Ad Alert

T-Mobile Jump

Might as well jump!

T-Mobile advertised its “Jump!” plan on television, radio, and the Internet as a way for consumers to “upgrade when you want, not when you’re told.” Ads told consumers that with the $10-a-month plan, they could trade in their phone whenever they’d like for a newer model.

But just as all that glitters is not gold, all phone company terms and conditions are not told. T-Mobile often failed to mention the existence of a deductible on lost or damaged phones. And so rival company Sprint challenged T-Mobile’s ad claims with The National Advertising Division (NAD) is the advertising industry’s self-regulatory body administered by the Council of Better Business Bureaus., which reviewed the ads and found a few problems on T-Mobile’s website:

NAD was concerned that T-Mobile’s “$10 a month” claim appeared together with the claim regarding protection for damaged, lost or stolen phones and determined that a reasonable consumer could take away the message that he or she could be “protected” for “$10 a month,” even if his or her phone was lost or damaged.

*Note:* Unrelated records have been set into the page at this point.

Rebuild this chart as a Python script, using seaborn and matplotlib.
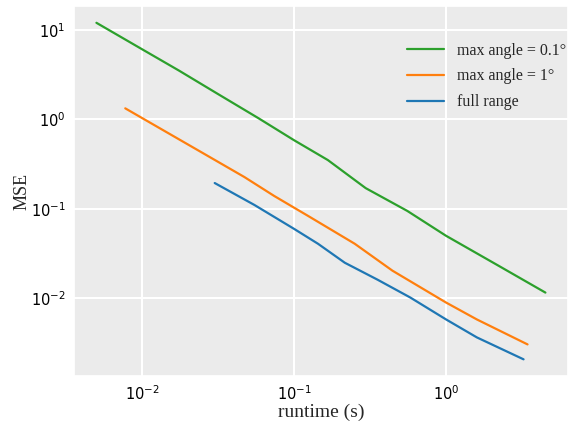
import pandas as pd
import matplotlib
matplotlib.use("Agg")
import matplotlib.pyplot as plt
import seaborn as sns

# runtime (s) and MSE, one pair of arrays per series
fine_runtime = [0.00502, 0.00959, 0.0175, 0.0319, 0.0583, 0.100, 0.167, 0.296, 0.556, 1.0, 2.15, 4.50]
fine_mse = [12.0, 6.34, 3.51, 1.90, 1.03, 0.584, 0.350, 0.170, 0.0945, 0.0498, 0.0237, 0.01154]

coarse_runtime = [0.00777, 0.01418, 0.02588, 0.0472, 0.0741, 0.1236, 0.2507, 0.4438, 1.0, 1.594, 3.433]
coarse_mse = [1.326, 0.735, 0.4076, 0.226, 0.1389, 0.0832, 0.0406, 0.0203, 0.00893, 0.00578, 0.00304]

full_runtime = [0.0301, 0.0549, 0.100, 0.1437, 0.2157, 0.354, 0.582, 1.0, 1.594, 3.232]
full_mse = [0.1938, 0.1102, 0.0596, 0.0406, 0.0249, 0.0161, 0.01016, 0.00578, 0.00364, 0.00207]

labels = ["max angle = 0.1°", "max angle = 1°", "full range"]
colors = ["#2ca02c", "#ff7f0e", "#1f77b4"]

df = pd.concat([
    pd.DataFrame({"runtime": fine_runtime, "mse": fine_mse, "series": labels[0]}),
    pd.DataFrame({"runtime": coarse_runtime, "mse": coarse_mse, "series": labels[1]}),
    pd.DataFrame({"runtime": full_runtime, "mse": full_mse, "series": labels[2]}),
])

sns.set_theme(style="darkgrid", rc={
    "axes.facecolor": "#ebebeb",
    "grid.color": "white",
    "grid.linewidth": 1.5,
})

fig = plt.figure(figsize=(5.69, 4.26), dpi=100)
ax = fig.add_axes([0.130, 0.117, 0.868, 0.869])

sns.lineplot(data=df, x="runtime", y="mse", hue="series", hue_order=labels,
             palette=colors, linewidth=1.6, ax=ax, sort=False, estimator=None)

ax.set_xscale("log")
ax.set_yscale("log")
ax.grid(True, which="major")
ax.grid(False, which="minor")
ax.tick_params(axis="both", which="both", length=0, labelsize=10.5, colors="black", pad=6)
for lab in ax.get_xticklabels() + ax.get_yticklabels():
    lab.set_family("DejaVu Sans")

serif = ["Liberation Serif", "DejaVu Serif"]
ax.set_xlabel("runtime (s)", fontsize=14, family=serif, labelpad=0)
ax.set_ylabel("MSE", fontsize=13, family=serif, labelpad=0)

leg = ax.legend(loc="upper right", frameon=False, prop={"family": serif, "size": 11.5},
                handlelength=2.3, labelspacing=0.62, handletextpad=0.8,
                bbox_to_anchor=(1.025, 0.94))

fig.savefig("out.png", dpi=100)
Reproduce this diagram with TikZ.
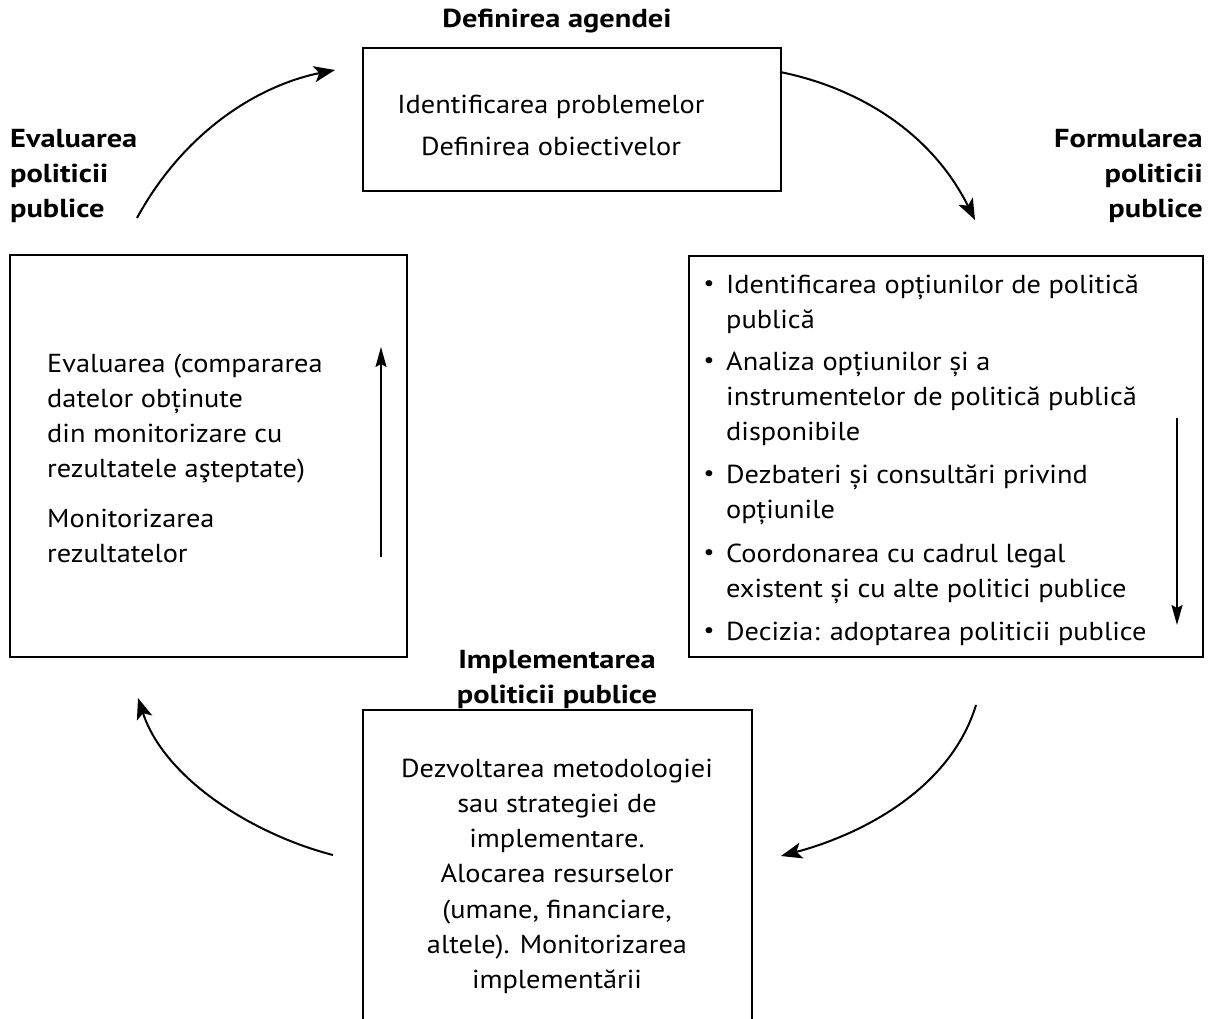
\documentclass[tikz,border=0pt]{standalone}
\usepackage{fontspec}
\setmainfont{PT Sans}[FakeStretch=1.09, BoldFeatures={FakeStretch=1.17}]
\usetikzlibrary{arrows.meta}
\newcommand\fst{\rule{0pt}{22pt}}
\tikzset{
  box/.style={draw, line width=2.2pt},
  txt/.style={inner sep=0pt, font=\fontsize{26}{35.2}\selectfont},
  ttl/.style={inner sep=0pt, font=\fontsize{26}{35}\selectfont\bfseries},
  bul/.style={inner sep=0pt, font=\fontsize{22}{24}\selectfont},
  cyc/.style={line width=2pt, -{Stealth[length=21pt,width=16pt,inset=5pt]}},
  inarr/.style={line width=2pt, -{Stealth[length=20pt,width=11pt,inset=3pt]}},
}
\begin{document}
\begin{tikzpicture}[x=1pt,y=-1pt]
\useasboundingbox (0,0) rectangle (1212,1019);
% boxes
\draw[box] (363,48) rectangle (781,191);
\coordinate (topbox) at (572,119);
\draw[box] (10,255) rectangle (407,657);
\coordinate (leftbox) at (208,456);
\draw[box] (689,256) rectangle (1203,657);
\coordinate (rightbox) at (946,456);
\draw[box] (363,1022) |- (752,710) -- (752,1022);
\coordinate (botbox) at (557,860);

% titles
\node[ttl, anchor=base] (t1) at (557,28) {Definirea agendei};
\node[ttl, anchor=north west, align=left] (t2) at (10,147-22) {\fst Evaluarea\\politicii\\publice};
\node[ttl, anchor=north east, align=right] (t3) at (1203,147-22) {\fst Formularea\\politicii\\publice};
\node[ttl, anchor=north, align=center] (t4) at (557,668-22) {\fst Implementarea\\politicii publice};

% top box text
\node[txt, anchor=north, align=center, font=\fontsize{26}{42}\selectfont] (a1) at (551,113-22) {\fst Identificarea problemelor\\Definirea obiectivelor};

% left box text
\node[txt, anchor=north west, align=left] (l1) at (47,372-22) {\fst Evaluarea (compararea\\datelor obținute\\din monitorizare cu\\rezultatele aşteptate)};
\node[txt, anchor=north west, align=left] (l2) at (47,527-22) {\fst Monitorizarea\\rezultatelor};

% right box items
\foreach \y/\t [count=\i] in {293/{Identificarea opțiunilor de politică\\publică},
  370/{Analiza opțiunilor și a\\instrumentelor de politică publică\\disponibile},
  483/{Dezbateri și consultări privind\\opțiunile},
  562/{Coordonarea cu cadrul legal\\existent și cu alte politici publice},
  640/{Decizia: adoptarea politicii publice}}{
  \node[txt, anchor=north west, align=left] (r\i) at (726,\y-22) {\fst\t};
  \node[bul, anchor=center] (b\i) at (709,\y-7) {•};
}

% bottom box text
\node[txt, anchor=north, align=center] (d1) at (557,777-22) {\fst Dezvoltarea metodologiei\\sau strategiei de\\implementare.\\Alocarea resurselor\\(umane, financiare,\\altele). Monitorizarea\\implementării};

% cycle arrows
\coordinate (s1) at (137,218); \coordinate (e1) at (335,70);
\coordinate (s2) at (780,72); \coordinate (e2) at (975,220);
\coordinate (s3) at (976,705); \coordinate (e3) at (781,856);
\coordinate (s4) at (333,855); \coordinate (e4) at (138,698);
\draw[cyc] (s1) .. controls (185,130) and (260,85) .. (e1);
\draw[cyc] (s2) .. controls (855,87) and (930,130) .. (e2);
\draw[cyc] (s3) .. controls (950,790) and (860,835) .. (e3);
\draw[cyc] (s4) .. controls (255,835) and (165,780) .. (e4);

% inner arrows
\coordinate (u1) at (381,557); \coordinate (u2) at (381,347);
\coordinate (v1) at (1177,418); \coordinate (v2) at (1177,625);
\draw[inarr] (u1) -- (u2);
\draw[inarr] (v1) -- (v2);
\end{tikzpicture}
\end{document}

The problem? If you dropped your phone in the toilet, cracked the screen, or were mugged—as T-Mobile’s series of ads showed—then the $10 a month would not completely cover you. You’d be on the hook for a deductible before you could get a replacement phone.

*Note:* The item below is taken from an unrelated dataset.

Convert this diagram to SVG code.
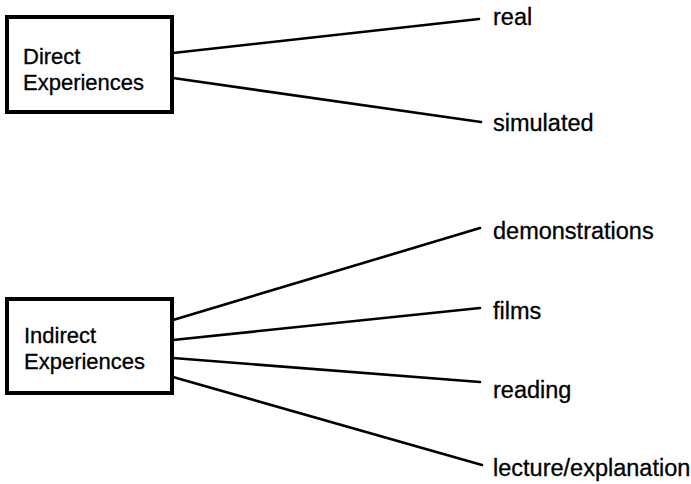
<svg xmlns="http://www.w3.org/2000/svg" width="691" height="484" viewBox="0 0 691 484">
<style>
.box{fill:#fff;stroke:#000;stroke-width:4}
.t{font-family:"Liberation Sans",Arial,sans-serif;font-size:22px;fill:#000;stroke:#000;stroke-width:0.3}
.r{font-size:23.5px}
.c{stroke:#000;stroke-width:2.6;fill:none;stroke-linecap:round}
</style>
<rect width="691" height="484" fill="#fff"/>
<g id="connectors">
<line class="c" x1="173" y1="53" x2="479" y2="19"/>
<line class="c" x1="173" y1="78" x2="481" y2="122"/>
<line class="c" x1="173" y1="320" x2="480" y2="228"/>
<line class="c" x1="173" y1="340" x2="480" y2="308"/>
<line class="c" x1="173" y1="358" x2="480" y2="382"/>
<line class="c" x1="173" y1="377" x2="482" y2="465"/>
</g>
<g id="direct">
<rect class="box" x="7" y="17" width="165" height="95"/>
<text class="t" x="23" y="64">Direct</text>
<text class="t" x="23" y="90">Experiences</text>
</g>
<g id="indirect">
<rect class="box" x="7" y="299" width="165" height="94"/>
<text class="t" x="24" y="343">Indirect</text>
<text class="t" x="24" y="369">Experiences</text>
</g>
<g id="real"><text class="t r" x="493" y="25">real</text></g>
<g id="simulated"><text class="t r" x="493" y="131">simulated</text></g>
<g id="demonstrations"><text class="t r" x="493" y="239">demonstrations</text></g>
<g id="films"><text class="t r" x="493" y="319">films</text></g>
<g id="reading"><text class="t r" x="493" y="398">reading</text></g>
<g id="lecture"><text class="t r" x="493" y="476">lecture/explanation</text></g>
</svg>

NAD recommended T-Mobile modify its ads to make the existence of the deductibles clearer.

T-Mobile has updated its website to mention the deductibles (in an FAQ question that takes two clicks to reveal), but it still doesn’t list the cost of deductibles as NAD recommended.

The lesson? Consumers should be sure to read and understand all the terms and conditions before believing an ad claim. If you break your phone, it’s probably going to cost you more than $10 no matter what plan you have.